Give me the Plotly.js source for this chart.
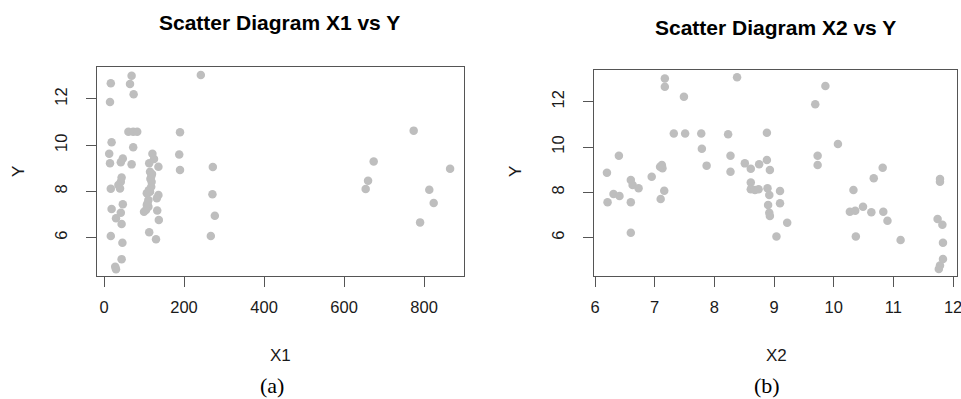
<!DOCTYPE html>
<html>
<head>
<meta charset="utf-8">
<script src="https://cdn.plot.ly/plotly-3.0.1.min.js"></script>
<style>html,body{margin:0;padding:0;background:#fff;}#chart{width:961px;height:399px;}</style>
</head>
<body>
<div id="chart"></div>
<script>
// Panel (a): X1 vs Y
const x1Values = [69, 17, 65, 74, 15, 242, 61, 73, 83, 190, 19, 73, 13, 121, 188, 15, 47, 42, 69,
  113, 136, 115, 118, 119, 118, 115, 136, 107, 132, 111, 107, 100, 111,
  190, 272, 271, 277, 267,
  17, 40, 44, 42, 36, 47, 19, 42, 30, 44, 17, 46, 44, 28, 30, 133, 137, 113, 130,
  774, 674, 865, 660, 654, 813, 824, 790,
  112, 116, 120, 109, 125, 105];
const y1Values = [13.0, 12.68, 12.65, 12.2, 11.87, 13.04, 10.58, 10.58, 10.58, 10.56, 10.13, 9.91, 9.63, 9.63, 9.6, 9.22, 9.42, 9.26, 9.17,
  9.22, 9.07, 8.85, 8.64, 8.42, 8.2, 7.99, 7.84, 7.92, 7.7, 7.63, 7.41, 7.12, 7.34,
  8.93, 9.06, 7.88, 6.95, 6.07,
  8.12, 8.13, 8.6, 8.42, 8.28, 7.44, 7.24, 7.08, 6.84, 6.59, 6.07, 5.78, 5.07, 4.74, 4.63, 7.17, 6.76, 6.23, 5.93,
  10.63, 9.29, 8.98, 8.46, 8.1, 8.07, 7.5, 6.66,
  8.05, 8.55, 8.75, 7.5, 9.4, 7.2];

// Panel (b): X2 vs Y
const x2Values = [7.17, 7.17, 7.49, 8.38, 7.32, 7.51, 7.78, 8.23, 8.88, 7.79, 8.27, 6.40, 7.87, 8.27, 8.51, 8.61, 8.75, 8.88, 8.93, 6.20,
  7.12, 7.13, 7.09, 6.95, 6.60, 6.63, 6.73, 7.16, 8.61, 8.61, 8.68, 8.74, 8.89, 8.92, 9.10, 8.90, 8.92, 8.93, 9.04, 6.31,
  6.41, 6.21, 6.60, 7.10, 6.60, 9.10, 9.86, 9.69, 10.07, 9.73, 9.73, 10.82, 10.67, 11.78, 11.78, 9.22, 10.33, 10.27, 10.36, 10.49,
  10.63, 10.83, 10.90, 10.37, 11.12, 11.74, 11.82, 11.83, 11.83, 11.78, 11.76];
const y2Values = [13.03, 12.66, 12.22, 13.08, 10.6, 10.6, 10.6, 10.56, 10.63, 9.93, 9.62, 9.62, 9.18, 8.91, 9.28, 9.04, 9.24, 9.43, 8.99, 8.87,
  9.21, 9.06, 9.13, 8.69, 8.55, 8.33, 8.18, 8.07, 8.44, 8.14, 8.11, 8.14, 8.18, 7.88, 8.06, 7.44, 7.1, 6.96, 6.05, 7.93,
  7.84, 7.56, 7.56, 7.71, 6.22, 7.52, 12.69, 11.89, 10.13, 9.62, 9.21, 9.09, 8.62, 8.59, 8.47, 6.66, 8.10, 7.15, 7.19, 7.37,
  7.12, 7.15, 6.75, 6.05, 5.9, 6.83, 6.57, 5.78, 5.06, 4.77, 4.62];

const xTicks1 = [0, 200, 400, 600, 800];
const xTicks2 = [6, 7, 8, 9, 10, 11, 12];
const yTicks = [6, 8, 10, 12];

const W = 961, H = 399;
const px = v => v / W;
const py = v => 1 - v / H;

const markerStyle = {color: '#BEBEBE', size: 8.5};
const lineCol = '#555555';
const sans = 'Liberation Sans, Arial, sans-serif';
const serif = 'Liberation Serif, Times New Roman, serif';
const tickFont = {family: sans, size: 16.5, color: '#1a1a1a'};

function axisBase() {
  return {
    showgrid: false, zeroline: false, showline: true, mirror: true,
    linecolor: lineCol, linewidth: 1,
    ticks: 'outside', ticklen: 10, tickcolor: lineCol, tickwidth: 1,
    tickfont: tickFont, tickmode: 'array', fixedrange: true,
    ticklabeloverflow: 'allow', automargin: false
  };
}

const traces = [
  {x: x1Values, y: y1Values, type: 'scatter', mode: 'markers', marker: markerStyle, xaxis: 'x', yaxis: 'y', hoverinfo: 'x+y'},
  {x: x2Values, y: y2Values, type: 'scatter', mode: 'markers', marker: markerStyle, xaxis: 'x2', yaxis: 'y2', hoverinfo: 'x+y'}
];

const layout = {
  width: W, height: H,
  margin: {l: 0, r: 0, t: 0, b: 0},
  paper_bgcolor: '#fff', plot_bgcolor: '#fff',
  showlegend: false,
  xaxis: Object.assign(axisBase(), {domain: [px(96.7), px(463.7)], range: [-18.25, 899], tickvals: xTicks1, ticktext: xTicks1.map(String), anchor: 'y', ticklabelstandoff: 6}),
  yaxis: Object.assign(axisBase(), {domain: [py(276), py(67.3)], range: [4.34, 13.37], tickvals: yTicks, ticktext: yTicks.map(String), anchor: 'x', tickangle: -90, ticklabelstandoff: 12}),
  xaxis2: Object.assign(axisBase(), {domain: [px(593.7), px(956.7)], range: [5.978, 12.06], tickvals: xTicks2, ticktext: xTicks2.map(String), anchor: 'y2', ticklabelstandoff: 6}),
  yaxis2: Object.assign(axisBase(), {domain: [py(276), py(70)], range: [4.31, 13.40], tickvals: yTicks, ticktext: yTicks.map(String), anchor: 'x2', tickangle: -90, ticklabelstandoff: 12}),
  annotations: [
    {text: '<b>Scatter Diagram X1 vs Y</b>', x: px(279), y: py(22), xref: 'paper', yref: 'paper', showarrow: false, xanchor: 'center', yanchor: 'middle', font: {family: sans, size: 21, color: '#000'}},
    {text: '<b>Scatter Diagram X2 vs Y</b>', x: px(775), y: py(27), xref: 'paper', yref: 'paper', showarrow: false, xanchor: 'center', yanchor: 'middle', font: {family: sans, size: 21, color: '#000'}},
    {text: 'X1', x: px(280), y: py(355), xref: 'paper', yref: 'paper', showarrow: false, xanchor: 'center', yanchor: 'middle', font: {family: sans, size: 17, color: '#1a1a1a'}},
    {text: 'X2', x: px(776), y: py(355), xref: 'paper', yref: 'paper', showarrow: false, xanchor: 'center', yanchor: 'middle', font: {family: sans, size: 17, color: '#1a1a1a'}},
    {text: 'Y', x: px(18), y: py(172), xref: 'paper', yref: 'paper', showarrow: false, textangle: -90, xanchor: 'center', yanchor: 'middle', font: {family: sans, size: 17, color: '#1a1a1a'}},
    {text: 'Y', x: px(515), y: py(172), xref: 'paper', yref: 'paper', showarrow: false, textangle: -90, xanchor: 'center', yanchor: 'middle', font: {family: sans, size: 17, color: '#1a1a1a'}},
    {text: '(a)', x: px(272), y: py(385), xref: 'paper', yref: 'paper', showarrow: false, xanchor: 'center', yanchor: 'middle', font: {family: serif, size: 22, color: '#000'}},
    {text: '(b)', x: px(767), y: py(385), xref: 'paper', yref: 'paper', showarrow: false, xanchor: 'center', yanchor: 'middle', font: {family: serif, size: 22, color: '#000'}}
  ]
};

Plotly.newPlot('chart', traces, layout, {staticPlot: true, displayModeBar: false});
</script>
</body>
</html>
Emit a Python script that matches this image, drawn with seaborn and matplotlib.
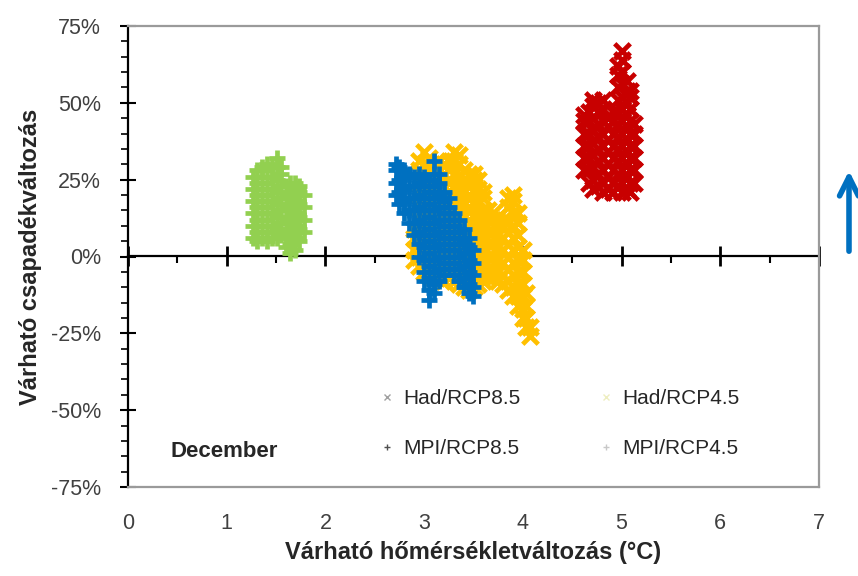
import matplotlib
matplotlib.use("Agg")
import numpy as np
import pandas as pd
import seaborn as sns
import matplotlib.pyplot as plt
from matplotlib.ticker import MultipleLocator, FixedLocator, FuncFormatter, NullFormatter
from matplotlib.lines import Line2D

# ---------------- data ----------------
series_names = ["Had/RCP8.5", "Had/RCP4.5", "MPI/RCP8.5", "MPI/RCP4.5"]
series_colors = ["#C80000", "#FFC000", "#0070C0", "#92D050"]
series_markers = ["x", "x", "+", "+"]

x_ticks = [0, 1, 2, 3, 4, 5, 6, 7]
y_ticks = [-75, -50, -25, 0, 25, 50, 75]

# Had/RCP8.5 : temperature columns and precipitation values (%)
had85_x = [4.62, 4.67, 4.71, 4.76, 4.81, 4.86, 4.91, 4.96, 5.00, 5.05, 5.09, 5.13]
had85_y = [
    [28, 32, 36, 40, 44, 46],
    [24, 28, 32, 36, 40, 44, 47],
    [22, 25, 29, 33, 37, 41, 45, 49, 51],
    [23, 27, 31, 35, 39, 43, 47, 50],
    [21, 24, 28, 32, 36, 40, 44, 48, 51],
    [22, 26, 30, 34, 38, 42, 45],
    [21, 24, 28, 32, 36, 40, 44, 47],
    [23, 27, 31, 35, 39, 43, 47, 51, 55, 59, 62],
    [21, 24, 28, 32, 36, 40, 44, 48, 52, 56, 60, 64, 67],
    [22, 26, 30, 34, 38, 42, 46, 50, 54, 57],
    [21, 24, 28, 32, 36, 40, 44, 48, 52, 54],
    [24, 28, 32, 36, 40, 43],
]

# Had/RCP4.5
had45_x = [2.90, 2.95, 3.00, 3.05, 3.10, 3.15, 3.20, 3.25, 3.30, 3.35, 3.40, 3.45,
           3.50, 3.55, 3.60, 3.65, 3.70, 3.75, 3.80, 3.85, 3.90, 3.95, 4.00, 4.03, 4.07]
had45_y = [
    [-1, 2, 6, 9],
    [-3, 0, 4, 8, 12, 16, 20, 24, 28, 31],
    [-5, -2, 2, 6, 10, 14, 18, 22, 26, 30, 34],
    [-6, -3, 1, 5, 9, 13, 17, 21, 25, 29, 32],
    [-7, -4, 0, 4, 8, 12, 16, 20, 24, 28, 30],
    [-7, -4, 0, 4, 8, 12, 16, 20, 24, 28, 31],
    [-8, -5, -1, 3, 7, 11, 15, 19, 23, 27, 30],
    [-7, -4, 0, 4, 8, 12, 16, 20, 24, 28, 31],
    [-8, -5, -1, 3, 7, 11, 15, 19, 23, 27, 31, 34],
    [-9, -6, -2, 2, 6, 10, 14, 18, 22, 26, 30, 33],
    [-10, -7, -3, 1, 5, 9, 13, 17, 21, 25, 28],
    [-11, -8, -4, 0, 4, 8, 12, 16, 20, 24, 27],
    [-10, -7, -3, 1, 5, 9, 13, 17, 21, 25, 27],
    [-9, -6, -2, 2, 6, 10, 14, 18, 22, 25],
    [-8, -5, -1, 3, 7, 11, 15, 19, 21],
    [-7, -4, 0, 4, 8, 12, 15],
    [-7, -4, 0, 4, 8, 12, 14],
    [-8, -5, -1, 3, 7, 11, 13],
    [-9, -6, -2, 2, 6, 10, 12],
    [-11, -8, -4, 0, 4, 8, 12, 16, 19],
    [-13, -10, -6, -2, 2, 6, 10, 14, 18, 20],
    [-16, -13, -9, -5, -1, 3, 7, 11, 14],
    [-20, -17, -13, -9, -5, -1, 2],
    [-23, -20, -16, -12],
    [-26, -23],
]

# MPI/RCP8.5
mpi85_x = [2.71, 2.75, 2.80, 2.85, 2.90, 2.95, 3.00, 3.05, 3.10, 3.15, 3.20,
           3.25, 3.30, 3.35, 3.40, 3.45, 3.49]
mpi85_y = [
    [20, 24, 28, 30],
    [17, 21, 25, 29],
    [14, 18, 22, 26, 28],
    [11, 15, 19, 23, 27],
    [7, 11, 15, 19, 23, 26],
    [0, 4, 8, 12, 16, 20, 24, 27],
    [-8, -5, -1, 3, 7, 11, 15, 19, 23, 26],
    [-14, -11, -7, -3, 1, 5, 9, 13, 17, 21, 25],
    [-12, -9, -5, -1, 3, 7, 11, 15, 19, 23, 27, 31],
    [-8, -4, 0, 4, 8, 12, 16, 20, 24, 27],
    [-6, -2, 2, 6, 10, 14, 18, 21],
    [-4, 0, 4, 8, 12, 16, 19],
    [-6, -2, 2, 6, 10, 14],
    [-8, -4, 0, 4, 8, 12],
    [-10, -7, -3, 1, 5, 9],
    [-12, -9, -5, -1, 3, 6],
    [-13, -10, -6, -2, 2],
]

# MPI/RCP4.5
mpi45_x = [1.27, 1.31, 1.36, 1.41, 1.46, 1.51, 1.55, 1.60, 1.64, 1.69, 1.73, 1.78]
mpi45_y = [
    [6, 10, 14, 18, 22, 26],
    [5, 8, 12, 16, 20, 24, 28],
    [6, 10, 14, 18, 22, 26, 29],
    [5, 8, 12, 16, 20, 24, 28, 30],
    [6, 10, 14, 18, 22, 26, 29],
    [6, 9, 13, 17, 21, 25, 29, 32],
    [7, 11, 15, 19, 23, 27, 29],
    [3, 7, 11, 15, 19, 23],
    [1, 4, 8, 12, 16, 20, 24],
    [2, 6, 10, 14, 18, 22, 24],
    [5, 9, 13, 17, 21, 23],
    [8, 12, 16, 20],
]

# ---------------- build table ----------------
rows = []
for name, xs, yss in zip(series_names,
                         [had85_x, had45_x, mpi85_x, mpi45_x],
                         [had85_y, had45_y, mpi85_y, mpi45_y]):
    for xv, ys in zip(xs, yss):
        for yv in ys:
            rows.append((name, xv, yv))
df = pd.DataFrame(rows, columns=["series", "temp", "precip"])

# ---------------- style ----------------
sns.set_theme(style="white")
plt.rcParams["font.family"] = ["Liberation Sans", "DejaVu Sans"]

fig = plt.figure(figsize=(8.58, 5.76), dpi=100)
ax = fig.add_axes([128 / 858, 1 - 487 / 576, 691 / 858, 461 / 576])

for name, col, mk in zip(series_names, series_colors, series_markers):
    sub = df[df["series"] == name]
    sns.scatterplot(data=sub, x="temp", y="precip", marker=mk, color=col,
                    s=125, linewidth=3.4, ax=ax, legend=False, zorder=3)

ax.set_xlim(0, 7)
ax.set_ylim(-75, 75)

# main x axis: labels at the bottom only
ax.xaxis.set_major_locator(FixedLocator(x_ticks))
ax.tick_params(axis="x", which="both", length=0, pad=19, labelsize=15.5,
               labelcolor="#404040")

# y axis
ax.yaxis.set_major_locator(FixedLocator(y_ticks))
ax.yaxis.set_minor_locator(MultipleLocator(5))
ax.yaxis.set_major_formatter(FuncFormatter(lambda v, p: f"{int(v)}%"))
ax.tick_params(axis="y", which="major", direction="inout", length=11, width=1.5,
               color="black", pad=14, labelsize=15.5, labelcolor="#404040", left=True)
ax.tick_params(axis="y", which="minor", direction="out", length=5, width=1.2,
               color="black", left=True)

for s in ["top", "right", "bottom"]:
    ax.spines[s].set_color("#9a9a9a")
    ax.spines[s].set_linewidth(1.6)
ax.spines["left"].set_color("black")
ax.spines["left"].set_linewidth(1.6)

# zero line with ticks
sec = ax.secondary_xaxis(0.5)
sec.xaxis.set_major_locator(FixedLocator(x_ticks))
sec.xaxis.set_minor_locator(MultipleLocator(0.5))
sec.xaxis.set_major_formatter(NullFormatter())
sec.tick_params(axis="x", which="major", direction="inout", length=14, width=2,
                color="black", labeltop=False, labelbottom=False)
sec.tick_params(axis="x", which="minor", direction="in", length=5, width=1.5,
                color="black")
for s in ["top", "bottom"]:
    sec.spines[s].set_color("black")
    sec.spines[s].set_linewidth(1.6)

ax.set_xlabel("Várható hőmérsékletváltozás (°C)", fontsize=17, fontweight="bold",
              color="#262626", labelpad=5)
ax.set_ylabel("Várható csapadékváltozás", fontsize=17, fontweight="bold",
              color="#262626", labelpad=6)

ax.text(0.061, 0.076, "December", transform=ax.transAxes, fontsize=16,
        fontweight="bold", color="#262626", va="center", ha="left")

# legend (row 1: Had, row 2: MPI)
h_had85 = Line2D([], [], ls="none", marker="x", color="#a0a0a0", markersize=5, mew=1)
h_had45 = Line2D([], [], ls="none", marker="x", color="#eeeec0", markersize=5, mew=1)
h_mpi85 = Line2D([], [], ls="none", marker="+", color="#505050", markersize=5, mew=1)
h_mpi45 = Line2D([], [], ls="none", marker="+", color="#c8c8c8", markersize=5, mew=1)
leg = ax.legend([h_had85, h_mpi85, h_had45, h_mpi45],
                [series_names[0], series_names[2], series_names[1], series_names[3]],
                ncol=2, frameon=False,
                loc="upper left", bbox_to_anchor=(0.335, 0.253),
                prop={"size": 15},
                handlelength=0.8, handletextpad=0.4, columnspacing=3.7,
                labelspacing=1.5)
for t in leg.get_texts():
    t.set_color("#262626")

# blue arrow to the right of the chart
ax.annotate("", xy=(849 / 858, 1 - 168 / 576), xycoords="figure fraction",
            xytext=(849 / 858, 1 - 254 / 576), textcoords="figure fraction",
            arrowprops=dict(arrowstyle="->", color="#0070C0", lw=4,
                            mutation_scale=34), annotation_clip=False)

fig.savefig("out.png", dpi=100)
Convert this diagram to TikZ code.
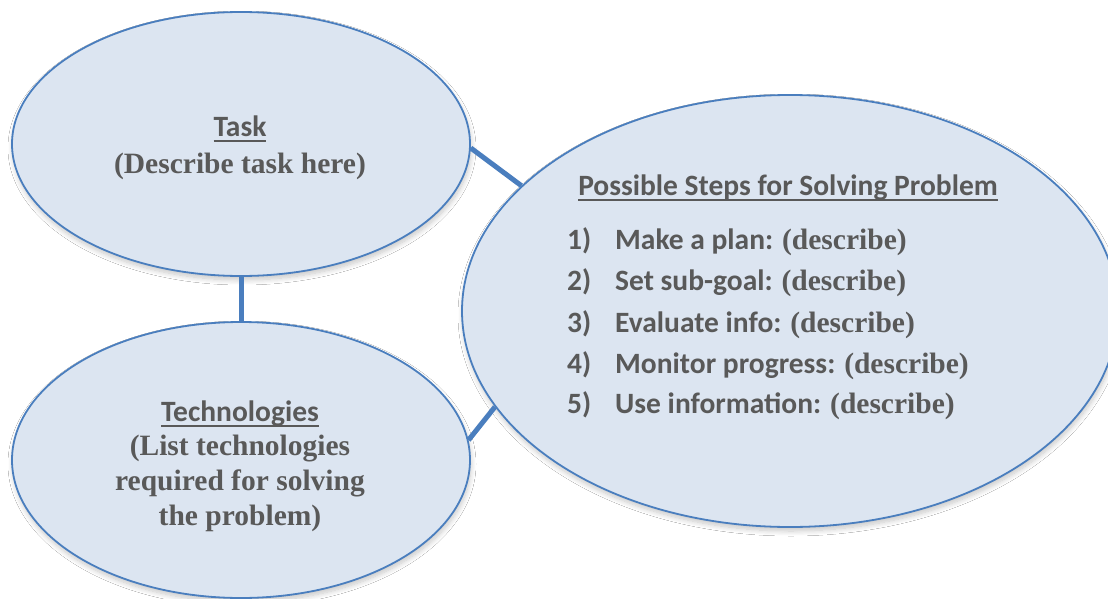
\documentclass[tikz,border=0pt]{standalone}
\usepackage{fontspec}
\setmainfont{Liberation Serif}
\newfontfamily\calibri{Carlito}
\usetikzlibrary{shapes.geometric,shadows.blur}
\definecolor{edgeblue}{RGB}{74,126,190}
\definecolor{fillblue}{RGB}{220,229,241}
\definecolor{txtgray}{RGB}{89,89,89}
\tikzset{
  bubble/.style={ellipse, draw=edgeblue, line width=1.8pt, fill=fillblue, inner sep=0pt,
    blur shadow={shadow xshift=1pt, shadow yshift=-4pt, shadow blur steps=10, shadow blur radius=5pt, shadow opacity=22}},
  link/.style={draw=edgeblue, line width=5pt},
  head/.style={anchor=base, text=txtgray, font=\calibri\bfseries\fontsize{29.5}{34}\selectfont, inner sep=0pt},
  body/.style={anchor=base, text=txtgray, font=\bfseries\fontsize{29.5}{34}\selectfont, inner sep=0pt},
  num/.style={anchor=base west, text=txtgray, font=\calibri\bfseries\fontsize{29.5}{34}\selectfont, inner sep=0pt},
}
\newcommand{\ulbar}[1]{\setbox0\hbox{#1}\rlap{\rule[-5.5pt]{\wd0}{2pt}}\box0}
\begin{document}
\begin{tikzpicture}[x=1pt,y=-1pt]
\useasboundingbox (0,0) rectangle (1108,599);
\clip (0,0) rectangle (1108,599);
\fill[white] (0,0) rectangle (1108,599);
% bubbles
\node[bubble, minimum width=458pt, minimum height=264pt] (task) at (241,144) {};
\node[bubble, minimum width=458pt, minimum height=276pt] (tech) at (241,460) {};
\node[bubble, minimum width=656pt, minimum height=432pt] (steps) at (790,311) {};
% connectors
\draw[link] (task.-1) -- (steps.155);
\draw[link] (task.south) -- (tech.north);
\draw[link] (tech.5) -- (steps.198);
% task text
\node[head] (tasktitle) at (240,137) {\ulbar{Task}};
\node[body] (taskdesc) at (240,173) {(Describe task here)};
% technologies text
\node[head] (techtitle) at (240,421) {\ulbar{Technologies}};
\node[body] (techl1) at (240,455) {(List technologies};
\node[body] (techl2) at (240,490) {required for solving};
\node[body] (techl3) at (240,525) {the problem)};
% steps text
\node[head] (stepstitle) at (788,195) {\ulbar{Possible Steps for Solving Problem}};
\node[num] (n1) at (567,249) {1)};
\node[num] (s1) at (615,249) {Make a plan: {\rmfamily\bfseries (describe)}};
\node[num] (n2) at (567,290) {2)};
\node[num] (s2) at (615,290) {Set sub-goal: {\rmfamily\bfseries (describe)}};
\node[num] (n3) at (567,332) {3)};
\node[num] (s3) at (615,332) {Evaluate info: {\rmfamily\bfseries (describe)}};
\node[num] (n4) at (567,373) {4)};
\node[num] (s4) at (615,373) {Monitor progress: {\rmfamily\bfseries (describe)}};
\node[num] (n5) at (567,413) {5)};
\node[num] (s5) at (615,413) {Use information: {\rmfamily\bfseries (describe)}};
\end{tikzpicture}
\end{document}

○ ○ ○

Set task: In the listing above, find the line with "Emit a Python" and the line with "from matplotlib.lines import Line2D". Copy exactly those two and every line between, without the pictures.

Correct response:
Emit a Python script that matches this image, drawn with seaborn and matplotlib.
import matplotlib
matplotlib.use("Agg")
import numpy as np
import pandas as pd
import seaborn as sns
import matplotlib.pyplot as plt
from matplotlib.ticker import MultipleLocator, FixedLocator, FuncFormatter, NullFormatter
from matplotlib.lines import Line2D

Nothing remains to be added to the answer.